Reproduce each line from the first in the data through the line that contains "0.46, 0.42, 0.31, 0.20, 0.10, 0.0, -0.09, -0.17]" exactly; give nothing else.

**** Given material ****

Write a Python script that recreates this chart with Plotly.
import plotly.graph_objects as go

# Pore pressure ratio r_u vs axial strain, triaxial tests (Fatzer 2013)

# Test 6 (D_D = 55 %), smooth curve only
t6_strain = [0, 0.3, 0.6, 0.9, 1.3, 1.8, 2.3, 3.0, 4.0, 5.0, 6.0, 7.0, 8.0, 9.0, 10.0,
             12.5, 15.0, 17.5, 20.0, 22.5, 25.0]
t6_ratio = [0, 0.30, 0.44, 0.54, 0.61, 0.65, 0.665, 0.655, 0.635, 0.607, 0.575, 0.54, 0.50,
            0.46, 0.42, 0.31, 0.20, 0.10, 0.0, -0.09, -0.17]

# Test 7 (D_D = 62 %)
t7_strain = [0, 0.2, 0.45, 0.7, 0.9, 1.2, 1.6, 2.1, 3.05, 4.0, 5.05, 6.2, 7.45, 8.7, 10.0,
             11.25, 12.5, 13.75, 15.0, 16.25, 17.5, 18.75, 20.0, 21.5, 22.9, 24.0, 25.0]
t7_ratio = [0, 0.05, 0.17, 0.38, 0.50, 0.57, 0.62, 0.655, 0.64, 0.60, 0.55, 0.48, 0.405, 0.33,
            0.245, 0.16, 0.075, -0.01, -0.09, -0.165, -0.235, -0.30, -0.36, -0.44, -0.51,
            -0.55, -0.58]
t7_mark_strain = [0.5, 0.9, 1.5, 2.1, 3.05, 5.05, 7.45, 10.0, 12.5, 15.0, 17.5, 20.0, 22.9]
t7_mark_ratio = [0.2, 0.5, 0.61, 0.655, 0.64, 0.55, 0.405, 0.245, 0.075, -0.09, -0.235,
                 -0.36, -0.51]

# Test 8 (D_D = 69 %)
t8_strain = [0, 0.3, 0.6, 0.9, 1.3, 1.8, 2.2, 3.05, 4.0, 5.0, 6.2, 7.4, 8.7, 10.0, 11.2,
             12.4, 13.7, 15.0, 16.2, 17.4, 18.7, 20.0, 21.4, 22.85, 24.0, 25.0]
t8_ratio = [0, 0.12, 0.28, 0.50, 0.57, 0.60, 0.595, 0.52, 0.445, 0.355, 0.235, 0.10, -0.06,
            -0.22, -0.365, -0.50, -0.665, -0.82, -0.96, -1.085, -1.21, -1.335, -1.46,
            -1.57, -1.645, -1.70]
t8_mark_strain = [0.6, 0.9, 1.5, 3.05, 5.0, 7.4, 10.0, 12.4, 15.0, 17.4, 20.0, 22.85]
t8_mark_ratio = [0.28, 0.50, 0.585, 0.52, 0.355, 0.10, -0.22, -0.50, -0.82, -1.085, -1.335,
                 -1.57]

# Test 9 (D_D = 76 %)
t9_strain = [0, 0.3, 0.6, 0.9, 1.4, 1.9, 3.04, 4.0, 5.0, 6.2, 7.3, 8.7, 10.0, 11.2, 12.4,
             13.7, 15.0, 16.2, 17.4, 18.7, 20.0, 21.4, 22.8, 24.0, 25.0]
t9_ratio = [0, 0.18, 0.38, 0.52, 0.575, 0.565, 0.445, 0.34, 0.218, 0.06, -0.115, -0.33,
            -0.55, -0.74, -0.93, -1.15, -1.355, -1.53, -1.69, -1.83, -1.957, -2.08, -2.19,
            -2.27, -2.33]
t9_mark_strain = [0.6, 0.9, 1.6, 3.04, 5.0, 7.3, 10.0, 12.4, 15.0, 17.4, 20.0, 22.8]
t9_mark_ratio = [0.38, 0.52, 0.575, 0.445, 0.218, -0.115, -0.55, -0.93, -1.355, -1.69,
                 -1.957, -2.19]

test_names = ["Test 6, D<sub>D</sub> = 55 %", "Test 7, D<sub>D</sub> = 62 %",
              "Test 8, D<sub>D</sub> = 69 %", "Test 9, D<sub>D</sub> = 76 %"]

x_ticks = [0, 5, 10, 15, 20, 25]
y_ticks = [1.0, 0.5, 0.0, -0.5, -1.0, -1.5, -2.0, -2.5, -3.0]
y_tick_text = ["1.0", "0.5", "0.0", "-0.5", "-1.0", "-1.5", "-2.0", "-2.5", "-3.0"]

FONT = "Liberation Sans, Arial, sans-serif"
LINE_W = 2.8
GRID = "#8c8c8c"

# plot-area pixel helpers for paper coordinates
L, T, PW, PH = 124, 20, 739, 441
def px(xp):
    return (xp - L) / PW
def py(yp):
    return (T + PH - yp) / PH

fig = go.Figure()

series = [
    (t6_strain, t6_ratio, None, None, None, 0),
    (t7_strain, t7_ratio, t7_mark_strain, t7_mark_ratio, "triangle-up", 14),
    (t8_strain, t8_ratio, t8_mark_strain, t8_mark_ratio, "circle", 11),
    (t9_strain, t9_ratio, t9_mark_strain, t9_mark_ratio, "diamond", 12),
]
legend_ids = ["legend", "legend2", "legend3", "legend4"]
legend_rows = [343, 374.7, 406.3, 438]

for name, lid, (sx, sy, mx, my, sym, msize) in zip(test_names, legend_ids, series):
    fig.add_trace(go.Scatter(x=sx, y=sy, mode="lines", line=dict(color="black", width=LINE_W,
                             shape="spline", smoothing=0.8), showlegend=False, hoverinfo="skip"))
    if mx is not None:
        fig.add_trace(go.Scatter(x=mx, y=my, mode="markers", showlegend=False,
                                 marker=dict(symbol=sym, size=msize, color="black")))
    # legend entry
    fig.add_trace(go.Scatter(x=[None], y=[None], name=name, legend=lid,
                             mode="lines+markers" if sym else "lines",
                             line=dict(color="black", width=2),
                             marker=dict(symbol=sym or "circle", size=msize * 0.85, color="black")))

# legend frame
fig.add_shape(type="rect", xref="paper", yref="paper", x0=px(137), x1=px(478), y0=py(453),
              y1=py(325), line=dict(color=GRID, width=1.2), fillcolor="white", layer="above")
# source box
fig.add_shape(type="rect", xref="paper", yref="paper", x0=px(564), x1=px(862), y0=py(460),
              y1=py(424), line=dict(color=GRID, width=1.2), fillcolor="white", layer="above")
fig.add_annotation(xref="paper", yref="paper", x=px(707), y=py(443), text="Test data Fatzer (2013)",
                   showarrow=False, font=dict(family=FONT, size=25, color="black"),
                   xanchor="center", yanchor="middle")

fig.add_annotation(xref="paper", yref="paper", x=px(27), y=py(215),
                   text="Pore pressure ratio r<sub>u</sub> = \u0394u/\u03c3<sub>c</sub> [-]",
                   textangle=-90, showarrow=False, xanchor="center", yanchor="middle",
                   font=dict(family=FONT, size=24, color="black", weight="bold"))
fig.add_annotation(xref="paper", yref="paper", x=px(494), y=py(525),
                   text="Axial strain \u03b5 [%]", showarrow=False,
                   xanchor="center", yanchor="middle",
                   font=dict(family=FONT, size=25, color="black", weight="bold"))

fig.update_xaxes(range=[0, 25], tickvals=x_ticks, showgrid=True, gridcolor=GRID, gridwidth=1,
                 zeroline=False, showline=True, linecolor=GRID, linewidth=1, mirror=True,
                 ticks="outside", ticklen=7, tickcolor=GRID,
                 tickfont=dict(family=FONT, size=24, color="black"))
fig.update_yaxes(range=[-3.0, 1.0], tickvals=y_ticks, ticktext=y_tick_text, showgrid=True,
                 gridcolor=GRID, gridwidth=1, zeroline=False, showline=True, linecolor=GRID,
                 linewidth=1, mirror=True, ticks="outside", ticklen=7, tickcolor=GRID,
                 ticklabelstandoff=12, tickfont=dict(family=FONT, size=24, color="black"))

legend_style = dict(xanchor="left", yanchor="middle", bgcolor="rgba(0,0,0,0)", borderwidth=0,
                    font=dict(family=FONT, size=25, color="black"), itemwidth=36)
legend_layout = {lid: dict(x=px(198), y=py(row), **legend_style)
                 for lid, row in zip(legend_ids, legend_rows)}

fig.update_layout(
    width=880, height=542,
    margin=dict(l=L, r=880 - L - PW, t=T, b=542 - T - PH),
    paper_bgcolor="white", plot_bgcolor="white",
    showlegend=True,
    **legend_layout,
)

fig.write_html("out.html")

****

- [Answer in full]
Write a Python script that recreates this chart with Plotly.
import plotly.graph_objects as go

# Pore pressure ratio r_u vs axial strain, triaxial tests (Fatzer 2013)

# Test 6 (D_D = 55 %), smooth curve only
t6_strain = [0, 0.3, 0.6, 0.9, 1.3, 1.8, 2.3, 3.0, 4.0, 5.0, 6.0, 7.0, 8.0, 9.0, 10.0,
             12.5, 15.0, 17.5, 20.0, 22.5, 25.0]
t6_ratio = [0, 0.30, 0.44, 0.54, 0.61, 0.65, 0.665, 0.655, 0.635, 0.607, 0.575, 0.54, 0.50,
            0.46, 0.42, 0.31, 0.20, 0.10, 0.0, -0.09, -0.17]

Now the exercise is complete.